▶ **Your objective**:
Give only the number of lines where "with" occurs.

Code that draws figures
-- Begin --
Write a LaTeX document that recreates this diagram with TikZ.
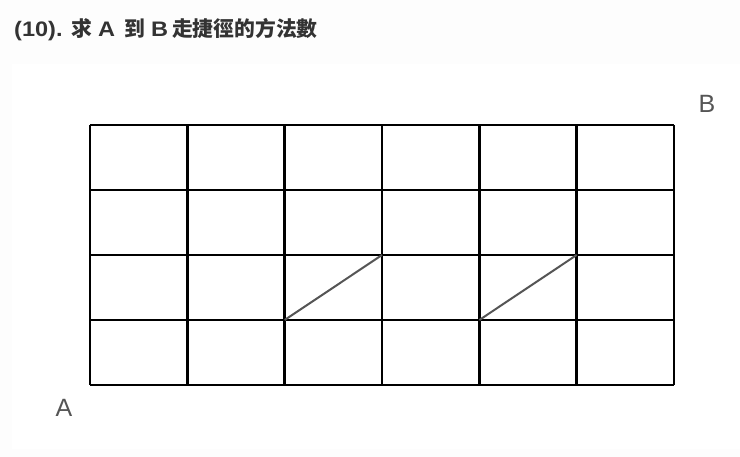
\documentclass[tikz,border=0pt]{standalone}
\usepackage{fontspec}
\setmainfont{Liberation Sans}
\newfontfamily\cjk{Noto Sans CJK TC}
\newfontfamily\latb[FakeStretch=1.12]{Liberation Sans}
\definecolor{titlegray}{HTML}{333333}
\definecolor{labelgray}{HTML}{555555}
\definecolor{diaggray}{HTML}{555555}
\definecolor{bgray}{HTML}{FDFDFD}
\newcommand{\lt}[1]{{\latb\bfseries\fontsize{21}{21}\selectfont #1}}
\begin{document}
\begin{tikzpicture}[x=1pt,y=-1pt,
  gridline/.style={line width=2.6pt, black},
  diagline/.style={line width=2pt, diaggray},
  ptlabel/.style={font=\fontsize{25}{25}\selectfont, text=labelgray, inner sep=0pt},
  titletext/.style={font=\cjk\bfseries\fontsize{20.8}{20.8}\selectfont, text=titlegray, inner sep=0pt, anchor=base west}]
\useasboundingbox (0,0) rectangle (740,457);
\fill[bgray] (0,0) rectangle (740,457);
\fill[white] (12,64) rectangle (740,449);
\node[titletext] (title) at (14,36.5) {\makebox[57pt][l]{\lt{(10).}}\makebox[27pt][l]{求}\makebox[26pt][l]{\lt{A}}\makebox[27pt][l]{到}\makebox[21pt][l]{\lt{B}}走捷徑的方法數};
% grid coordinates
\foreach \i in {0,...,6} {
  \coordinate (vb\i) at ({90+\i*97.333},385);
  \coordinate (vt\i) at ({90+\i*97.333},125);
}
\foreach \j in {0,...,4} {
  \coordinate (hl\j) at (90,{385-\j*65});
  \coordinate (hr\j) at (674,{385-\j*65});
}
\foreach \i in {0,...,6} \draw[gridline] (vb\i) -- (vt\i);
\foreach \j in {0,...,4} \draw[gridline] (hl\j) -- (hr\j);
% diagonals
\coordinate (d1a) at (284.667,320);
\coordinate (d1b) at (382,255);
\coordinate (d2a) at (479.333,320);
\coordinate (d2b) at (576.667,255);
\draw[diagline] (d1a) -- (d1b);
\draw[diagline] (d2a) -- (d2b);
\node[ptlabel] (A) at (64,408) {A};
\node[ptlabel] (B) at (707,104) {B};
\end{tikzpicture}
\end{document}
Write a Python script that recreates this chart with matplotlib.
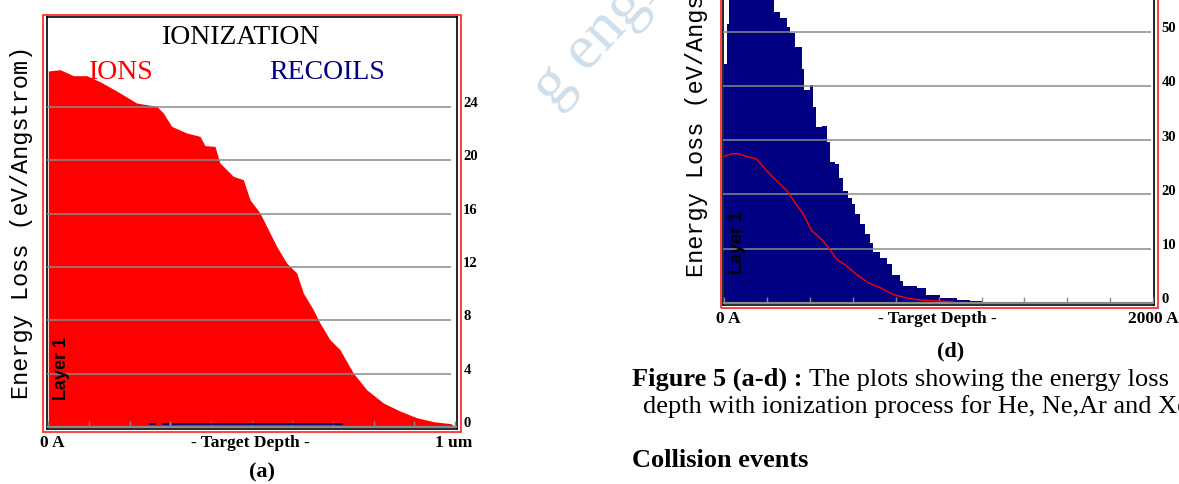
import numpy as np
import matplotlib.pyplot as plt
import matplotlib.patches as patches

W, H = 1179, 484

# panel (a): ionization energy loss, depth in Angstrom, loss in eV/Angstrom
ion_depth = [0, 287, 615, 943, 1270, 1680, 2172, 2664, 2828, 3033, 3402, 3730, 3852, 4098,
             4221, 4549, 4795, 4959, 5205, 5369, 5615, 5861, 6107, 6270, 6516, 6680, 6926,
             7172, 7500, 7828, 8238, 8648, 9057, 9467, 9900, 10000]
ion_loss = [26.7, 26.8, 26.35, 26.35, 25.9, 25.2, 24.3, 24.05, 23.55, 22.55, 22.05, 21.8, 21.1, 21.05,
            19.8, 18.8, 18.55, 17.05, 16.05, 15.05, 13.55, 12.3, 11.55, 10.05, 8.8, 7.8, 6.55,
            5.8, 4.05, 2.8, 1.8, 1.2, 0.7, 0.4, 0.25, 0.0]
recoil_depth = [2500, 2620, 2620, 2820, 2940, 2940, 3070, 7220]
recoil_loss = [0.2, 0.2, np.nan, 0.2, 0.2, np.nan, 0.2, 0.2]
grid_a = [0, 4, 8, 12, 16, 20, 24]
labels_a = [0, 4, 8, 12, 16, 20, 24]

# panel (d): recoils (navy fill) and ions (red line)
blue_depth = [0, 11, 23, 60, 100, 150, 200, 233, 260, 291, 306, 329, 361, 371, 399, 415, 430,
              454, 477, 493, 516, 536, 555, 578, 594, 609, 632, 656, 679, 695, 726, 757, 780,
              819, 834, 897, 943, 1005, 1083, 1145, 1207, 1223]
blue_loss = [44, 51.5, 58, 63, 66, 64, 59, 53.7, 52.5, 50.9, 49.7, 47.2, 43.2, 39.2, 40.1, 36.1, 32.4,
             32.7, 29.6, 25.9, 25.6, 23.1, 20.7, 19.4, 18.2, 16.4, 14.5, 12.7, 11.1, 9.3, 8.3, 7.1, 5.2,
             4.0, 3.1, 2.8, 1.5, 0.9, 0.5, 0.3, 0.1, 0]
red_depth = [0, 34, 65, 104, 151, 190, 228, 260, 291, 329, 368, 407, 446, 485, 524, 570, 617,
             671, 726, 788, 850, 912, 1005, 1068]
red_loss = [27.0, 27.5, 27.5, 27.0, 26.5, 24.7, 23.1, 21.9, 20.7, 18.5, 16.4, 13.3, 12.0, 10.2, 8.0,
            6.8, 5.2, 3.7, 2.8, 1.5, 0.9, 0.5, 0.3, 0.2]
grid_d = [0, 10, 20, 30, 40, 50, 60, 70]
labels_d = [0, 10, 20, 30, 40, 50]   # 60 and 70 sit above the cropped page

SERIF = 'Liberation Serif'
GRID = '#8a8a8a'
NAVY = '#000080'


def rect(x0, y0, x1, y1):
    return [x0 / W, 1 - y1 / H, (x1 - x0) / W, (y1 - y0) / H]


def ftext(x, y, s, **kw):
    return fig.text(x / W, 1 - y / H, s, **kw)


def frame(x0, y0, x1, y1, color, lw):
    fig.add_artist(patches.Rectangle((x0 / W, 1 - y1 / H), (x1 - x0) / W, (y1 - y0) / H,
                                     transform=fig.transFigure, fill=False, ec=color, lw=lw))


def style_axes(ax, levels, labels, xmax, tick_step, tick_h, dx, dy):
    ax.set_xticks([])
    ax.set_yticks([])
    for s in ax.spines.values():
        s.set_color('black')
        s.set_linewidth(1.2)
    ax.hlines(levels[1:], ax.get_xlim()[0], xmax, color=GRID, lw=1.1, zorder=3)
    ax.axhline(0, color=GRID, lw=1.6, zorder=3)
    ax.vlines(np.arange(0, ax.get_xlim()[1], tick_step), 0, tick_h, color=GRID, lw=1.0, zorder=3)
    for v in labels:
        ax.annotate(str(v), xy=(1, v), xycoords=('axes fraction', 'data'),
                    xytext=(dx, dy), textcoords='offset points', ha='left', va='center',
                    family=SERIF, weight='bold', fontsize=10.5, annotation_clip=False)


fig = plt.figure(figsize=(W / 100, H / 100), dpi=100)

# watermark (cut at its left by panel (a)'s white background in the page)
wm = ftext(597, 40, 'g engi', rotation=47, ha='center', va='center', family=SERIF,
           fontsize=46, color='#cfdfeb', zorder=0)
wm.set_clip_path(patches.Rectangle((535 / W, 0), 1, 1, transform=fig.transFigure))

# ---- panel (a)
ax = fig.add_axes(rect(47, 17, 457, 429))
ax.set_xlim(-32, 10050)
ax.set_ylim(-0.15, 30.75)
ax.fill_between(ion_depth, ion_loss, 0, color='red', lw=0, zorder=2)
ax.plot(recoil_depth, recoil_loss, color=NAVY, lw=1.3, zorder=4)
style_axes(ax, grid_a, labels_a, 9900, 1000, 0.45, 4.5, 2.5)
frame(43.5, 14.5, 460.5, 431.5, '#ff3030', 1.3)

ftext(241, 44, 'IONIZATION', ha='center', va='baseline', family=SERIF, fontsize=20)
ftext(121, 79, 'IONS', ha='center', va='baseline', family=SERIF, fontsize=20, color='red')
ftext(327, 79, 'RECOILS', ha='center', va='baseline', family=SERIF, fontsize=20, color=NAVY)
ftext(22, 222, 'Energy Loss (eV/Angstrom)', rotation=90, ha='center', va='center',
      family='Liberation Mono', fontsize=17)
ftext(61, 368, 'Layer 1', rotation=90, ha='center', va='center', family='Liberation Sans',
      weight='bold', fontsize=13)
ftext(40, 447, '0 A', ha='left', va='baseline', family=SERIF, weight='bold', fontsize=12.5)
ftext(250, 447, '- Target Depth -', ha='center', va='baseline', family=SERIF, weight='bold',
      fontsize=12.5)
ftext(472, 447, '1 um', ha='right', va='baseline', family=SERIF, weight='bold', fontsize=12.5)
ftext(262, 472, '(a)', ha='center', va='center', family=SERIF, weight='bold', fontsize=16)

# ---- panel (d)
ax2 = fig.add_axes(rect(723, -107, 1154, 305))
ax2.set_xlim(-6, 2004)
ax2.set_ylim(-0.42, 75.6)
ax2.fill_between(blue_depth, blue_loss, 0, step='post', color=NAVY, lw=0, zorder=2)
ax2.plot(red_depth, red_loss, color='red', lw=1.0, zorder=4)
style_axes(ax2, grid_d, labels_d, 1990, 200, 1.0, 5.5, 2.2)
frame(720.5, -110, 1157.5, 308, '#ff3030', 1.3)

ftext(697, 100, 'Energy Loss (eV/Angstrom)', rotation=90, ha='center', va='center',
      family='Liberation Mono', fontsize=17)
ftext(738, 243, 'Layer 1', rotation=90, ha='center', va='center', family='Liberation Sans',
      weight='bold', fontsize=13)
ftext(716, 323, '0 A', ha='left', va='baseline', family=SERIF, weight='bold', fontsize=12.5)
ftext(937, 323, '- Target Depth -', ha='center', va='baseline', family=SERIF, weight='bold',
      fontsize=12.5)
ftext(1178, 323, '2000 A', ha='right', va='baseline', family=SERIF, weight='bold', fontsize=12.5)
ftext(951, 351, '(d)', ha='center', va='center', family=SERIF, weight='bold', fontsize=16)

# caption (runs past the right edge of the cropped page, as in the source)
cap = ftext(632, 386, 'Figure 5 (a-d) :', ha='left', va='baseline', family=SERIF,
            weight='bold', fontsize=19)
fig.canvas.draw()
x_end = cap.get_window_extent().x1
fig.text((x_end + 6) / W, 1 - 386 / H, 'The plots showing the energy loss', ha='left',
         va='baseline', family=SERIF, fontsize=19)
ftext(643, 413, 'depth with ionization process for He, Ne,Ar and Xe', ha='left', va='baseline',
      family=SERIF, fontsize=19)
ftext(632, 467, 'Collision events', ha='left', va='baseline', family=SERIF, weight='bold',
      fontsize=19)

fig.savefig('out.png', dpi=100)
-- End --
▶ **Written response**:
3